Written exercise — Below this line are records; write out exactly the lines from the one containing "Emit a web page" through the one containing "const yTicks = [0, 5, 10, 15];", with the pictures left out.

+++ Provided entries +++

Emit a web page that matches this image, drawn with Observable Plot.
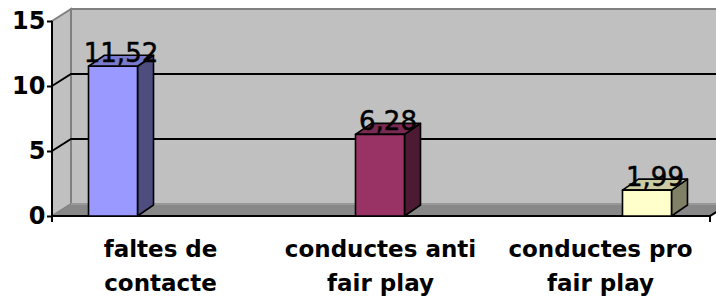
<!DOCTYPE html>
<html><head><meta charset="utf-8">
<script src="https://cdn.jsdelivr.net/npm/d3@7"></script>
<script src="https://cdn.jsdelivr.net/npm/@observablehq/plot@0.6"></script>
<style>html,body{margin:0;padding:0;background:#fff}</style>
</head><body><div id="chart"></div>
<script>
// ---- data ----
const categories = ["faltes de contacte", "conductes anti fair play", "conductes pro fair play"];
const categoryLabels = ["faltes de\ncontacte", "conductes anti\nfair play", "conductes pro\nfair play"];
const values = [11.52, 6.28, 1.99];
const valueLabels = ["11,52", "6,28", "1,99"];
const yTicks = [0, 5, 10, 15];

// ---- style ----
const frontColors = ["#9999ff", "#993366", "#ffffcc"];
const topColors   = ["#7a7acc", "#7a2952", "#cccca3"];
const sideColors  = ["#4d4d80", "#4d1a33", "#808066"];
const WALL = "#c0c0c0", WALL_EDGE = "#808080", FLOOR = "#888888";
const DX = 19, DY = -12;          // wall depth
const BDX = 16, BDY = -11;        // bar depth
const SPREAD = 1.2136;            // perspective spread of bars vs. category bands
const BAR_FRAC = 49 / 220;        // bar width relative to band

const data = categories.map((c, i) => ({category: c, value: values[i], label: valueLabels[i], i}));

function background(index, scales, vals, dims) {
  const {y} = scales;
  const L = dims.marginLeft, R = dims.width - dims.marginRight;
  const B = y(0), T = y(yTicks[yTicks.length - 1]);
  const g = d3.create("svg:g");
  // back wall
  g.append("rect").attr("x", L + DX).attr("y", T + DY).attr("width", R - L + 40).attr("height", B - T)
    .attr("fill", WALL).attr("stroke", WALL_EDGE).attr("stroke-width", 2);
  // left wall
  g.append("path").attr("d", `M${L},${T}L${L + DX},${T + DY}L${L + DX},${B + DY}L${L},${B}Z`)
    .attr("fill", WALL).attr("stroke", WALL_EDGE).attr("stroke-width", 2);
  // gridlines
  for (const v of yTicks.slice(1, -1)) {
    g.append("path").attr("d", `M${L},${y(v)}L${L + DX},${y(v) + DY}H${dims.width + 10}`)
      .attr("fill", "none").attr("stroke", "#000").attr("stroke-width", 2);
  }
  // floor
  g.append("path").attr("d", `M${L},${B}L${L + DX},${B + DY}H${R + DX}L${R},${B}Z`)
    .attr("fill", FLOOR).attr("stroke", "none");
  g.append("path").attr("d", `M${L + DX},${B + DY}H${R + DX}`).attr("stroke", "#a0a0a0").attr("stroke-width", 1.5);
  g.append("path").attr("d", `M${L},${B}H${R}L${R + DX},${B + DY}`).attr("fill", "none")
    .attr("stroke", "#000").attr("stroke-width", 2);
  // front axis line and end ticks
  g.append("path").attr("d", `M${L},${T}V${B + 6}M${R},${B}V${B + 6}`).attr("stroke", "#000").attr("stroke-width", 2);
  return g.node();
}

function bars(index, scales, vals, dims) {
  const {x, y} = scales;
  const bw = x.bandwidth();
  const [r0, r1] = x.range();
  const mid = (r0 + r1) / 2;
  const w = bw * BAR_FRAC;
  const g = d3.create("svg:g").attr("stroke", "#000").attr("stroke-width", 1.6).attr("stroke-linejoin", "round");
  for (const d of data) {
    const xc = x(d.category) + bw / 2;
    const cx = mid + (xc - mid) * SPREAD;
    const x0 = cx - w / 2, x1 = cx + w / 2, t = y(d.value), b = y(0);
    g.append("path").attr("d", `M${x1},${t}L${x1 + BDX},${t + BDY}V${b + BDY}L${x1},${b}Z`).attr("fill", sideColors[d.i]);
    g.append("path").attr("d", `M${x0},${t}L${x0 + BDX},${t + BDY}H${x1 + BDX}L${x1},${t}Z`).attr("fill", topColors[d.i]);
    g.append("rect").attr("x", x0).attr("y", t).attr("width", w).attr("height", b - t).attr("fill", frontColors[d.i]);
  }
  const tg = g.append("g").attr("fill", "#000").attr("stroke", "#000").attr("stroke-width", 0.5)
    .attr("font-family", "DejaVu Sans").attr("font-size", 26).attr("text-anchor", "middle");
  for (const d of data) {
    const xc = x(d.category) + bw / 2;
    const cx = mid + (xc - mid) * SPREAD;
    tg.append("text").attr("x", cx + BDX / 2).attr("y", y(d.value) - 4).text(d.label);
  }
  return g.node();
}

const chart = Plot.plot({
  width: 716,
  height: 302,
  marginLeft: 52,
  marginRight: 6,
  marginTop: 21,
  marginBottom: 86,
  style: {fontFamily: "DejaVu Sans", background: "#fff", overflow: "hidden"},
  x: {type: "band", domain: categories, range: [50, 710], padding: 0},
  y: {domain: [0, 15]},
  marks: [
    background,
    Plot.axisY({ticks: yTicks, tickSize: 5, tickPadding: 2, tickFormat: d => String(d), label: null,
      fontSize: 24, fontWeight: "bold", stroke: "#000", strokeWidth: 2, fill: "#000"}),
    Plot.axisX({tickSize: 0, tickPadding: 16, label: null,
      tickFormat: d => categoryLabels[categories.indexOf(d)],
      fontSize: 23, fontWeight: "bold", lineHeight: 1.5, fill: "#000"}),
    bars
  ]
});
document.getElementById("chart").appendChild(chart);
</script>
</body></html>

+++
+++ Provided entries +++

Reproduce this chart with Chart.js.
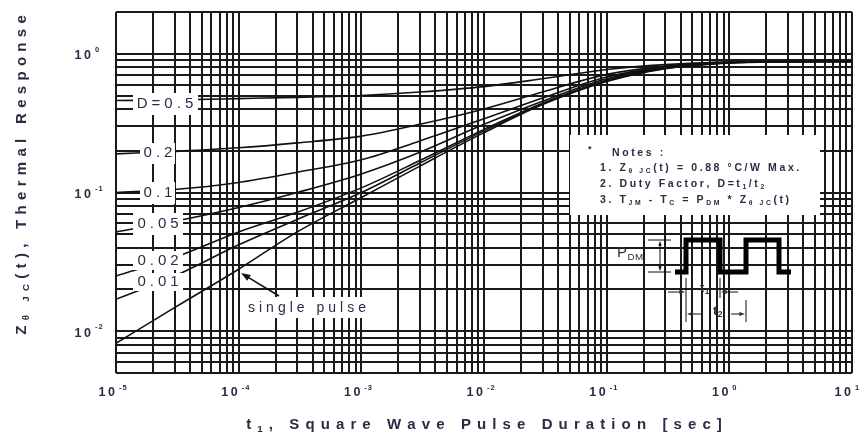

+++

The result —
Emit a web page that matches this image, drawn with Observable Plot.
<!DOCTYPE html>
<html><head><meta charset="utf-8">
<script src="https://cdn.jsdelivr.net/npm/d3@7"></script>
<script src="https://cdn.jsdelivr.net/npm/@observablehq/plot@0.6"></script>
<style>html,body{margin:0;padding:0;background:#fff}</style>
</head><body><div id="chart"></div>
<script>
// ---- data ----
const categories = ["faltes de contacte", "conductes anti fair play", "conductes pro fair play"];
const categoryLabels = ["faltes de\ncontacte", "conductes anti\nfair play", "conductes pro\nfair play"];
const values = [11.52, 6.28, 1.99];
const valueLabels = ["11,52", "6,28", "1,99"];
const yTicks = [0, 5, 10, 15];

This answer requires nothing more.